Title : GBF1 inhibition reduces amyloid-beta levels in viable human postmortem Alzheimer's disease cortical explant and cortical organoid models
Abstract:
Aging is a leading risk factor for the onset and progression of Alzheimer’s disease, characterized by key histopathological features such as amyloid-beta aggregation and Tau protein tangles. Amyloid-beta species are generated through the proteolytic cleavage of Amyloid Precursor Protein (APP), a process that has drawn significant attention to identify therapeutic interventions that modulate APP trafficking. One such protein, Golgi Brefeldin A resistance factor (GBF1), has been implicated in regulating APP trafficking, potentially before amyloid-beta generation.
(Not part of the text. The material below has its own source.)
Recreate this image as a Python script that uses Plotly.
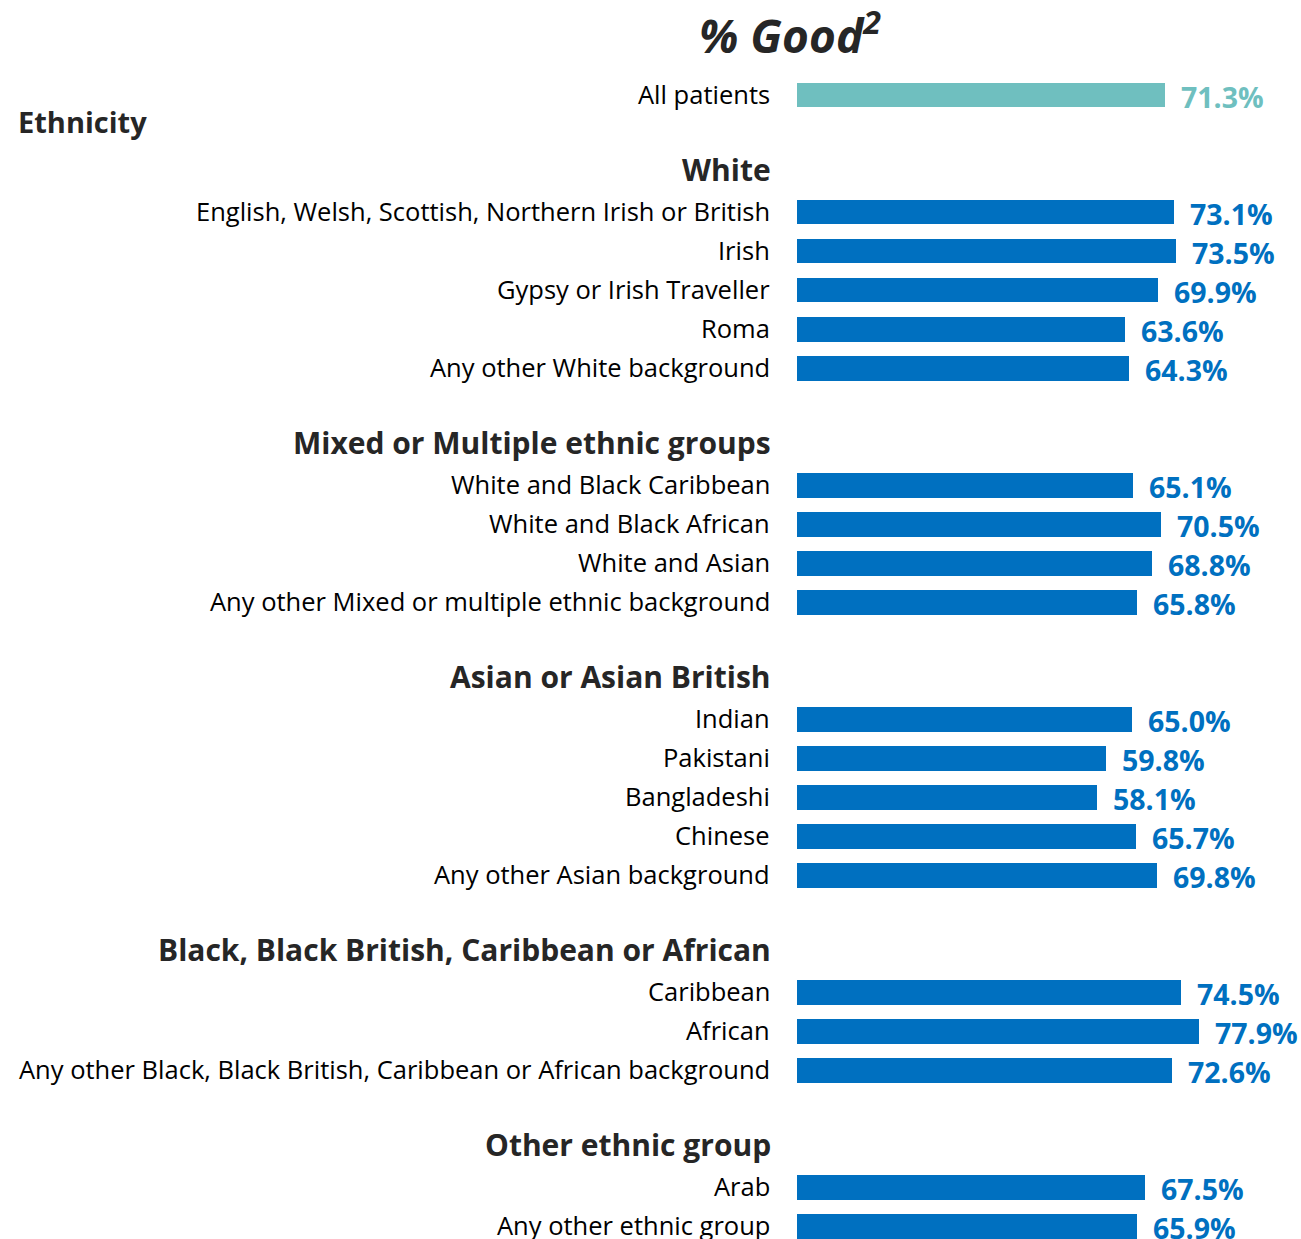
import plotly.graph_objects as go

# ---- data ----
overall_label = "All patients"
overall_value = 71.3

group_names = [
    "White",
    "Mixed or Multiple ethnic groups",
    "Asian or Asian British",
    "Black, Black British, Caribbean or African",
    "Other ethnic group",
]
white_labels = ["English, Welsh, Scottish, Northern Irish or British", "Irish",
                "Gypsy or Irish Traveller", "Roma", "Any other White background"]
white_values = [73.1, 73.5, 69.9, 63.6, 64.3]
mixed_labels = ["White and Black Caribbean", "White and Black African", "White and Asian",
                "Any other Mixed or multiple ethnic background"]
mixed_values = [65.1, 70.5, 68.8, 65.8]
asian_labels = ["Indian", "Pakistani", "Bangladeshi", "Chinese", "Any other Asian background"]
asian_values = [65.0, 59.8, 58.1, 65.7, 69.8]
black_labels = ["Caribbean", "African", "Any other Black, Black British, Caribbean or African background"]
black_values = [74.5, 77.9, 72.6]
other_labels = ["Arab", "Any other ethnic group"]
other_values = [67.5, 65.9]

group_labels = [white_labels, mixed_labels, asian_labels, black_labels, other_labels]
group_values = [white_values, mixed_values, asian_values, black_values, other_values]

BLUE = "#0070C0"
TEAL = "#6FBFBF"
DARK = "#262626"
FONT = "Open Sans"

# ---- build row layout ----
rows_y, rows_lab, rows_val, rows_col = [], [], [], []
header_pos = []
pos = 0
rows_y.append(pos); rows_lab.append(overall_label); rows_val.append(overall_value); rows_col.append(TEAL)
pos += 2
for g, labs, vals in zip(group_names, group_labels, group_values):
    header_pos.append((g, pos))
    pos += 1
    for l, v in zip(labs, vals):
        rows_y.append(pos); rows_lab.append(l); rows_val.append(v); rows_col.append(BLUE)
        pos += 1
    pos += 1

fig = go.Figure()
fig.add_trace(go.Bar(
    x=rows_val, y=rows_y, orientation="h",
    marker=dict(color=rows_col, line=dict(width=0)),
    width=0.64, hoverinfo="skip",
))

annotations = []
# row labels
for y, l in zip(rows_y, rows_lab):
    annotations.append(dict(
        x=0, y=y, xref="paper", yref="y", text=l, showarrow=False,
        xanchor="right", yanchor="middle", xshift=-25, yshift=1,
        font=dict(family=FONT, size=25.5, color="#000000"),
    ))
# value labels
for y, v, c in zip(rows_y, rows_val, rows_col):
    annotations.append(dict(
        x=v, y=y, xref="x", yref="y", text=f"<b>{v:.1f}%</b>", showarrow=False,
        xanchor="left", yanchor="middle", xshift=14, yshift=-2,
        font=dict(family=FONT, size=28.5, color=c),
    ))
# group headers
for g, p in header_pos:
    annotations.append(dict(
        x=0, y=p, xref="paper", yref="y", text=f"<b>{g}</b>", showarrow=False,
        xanchor="right", yanchor="middle", xshift=-24, yshift=4,
        font=dict(family=FONT, size=30, color=DARK),
    ))
annotations.append(dict(
    x=-797/504, y=0.5, xref="paper", yref="y", text="<b>Ethnicity</b>", showarrow=False,
    xanchor="left", yanchor="middle", xshift=16, yshift=-7,
    font=dict(family=FONT, size=29, color=DARK),
))
annotations.append(dict(
    x=-7/504, y=1, xref="paper", yref="paper", text="<b><i>% Good<sup>2</sup></i></b>",
    showarrow=False, xanchor="center", yanchor="middle", yshift=27,
    font=dict(family=FONT, size=46, color=DARK),
))

fig.update_layout(
    width=1301, height=1239,
    margin=dict(l=797, r=0, t=60, b=0),
    plot_bgcolor="white", paper_bgcolor="white",
    showlegend=False,
    bargap=0,
    annotations=annotations,
    xaxis=dict(range=[0, 504/5.16], visible=False, fixedrange=True),
    yaxis=dict(range=[29.33, -0.897], visible=False, fixedrange=True),
)

fig.write_html("out.html", config={"displayModeBar": False},
               post_script="document.body.style.margin='0';")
To investigate GBF1’s role in Alzheimer’s disease pathogenesis, we utilized translational human models, including ex vivo electrophysiologically active postmortem cortices from Alzheimer’s disease donors and in vitro cortical organoids. Machine-learning based analysis of human brain single-cell RNA sequencing data revealed dysregulation of GBF1 in Alzheimer’s disease. We then performed histological analysis of rapid autopsy human cortical samples and human cortical organoids, revealing pathological alterations in GBF1 associated with amyloid-beta plaques in Alzheimer’s disease models. Functional studies using a GBF1 inhibitor demonstrated significant reductions in amyloid-beta levels in both human cortical tissues and cortical organoids. Taken together, the single-cell analysis, rapid autopsies, cortical organoids, neuropathological, and functional findings suggest that GBF1 plays a critical role in amyloidogenic pathways and may serve as a promising therapeutic target for reducing amyloid-beta production in Alzheimer’s disease.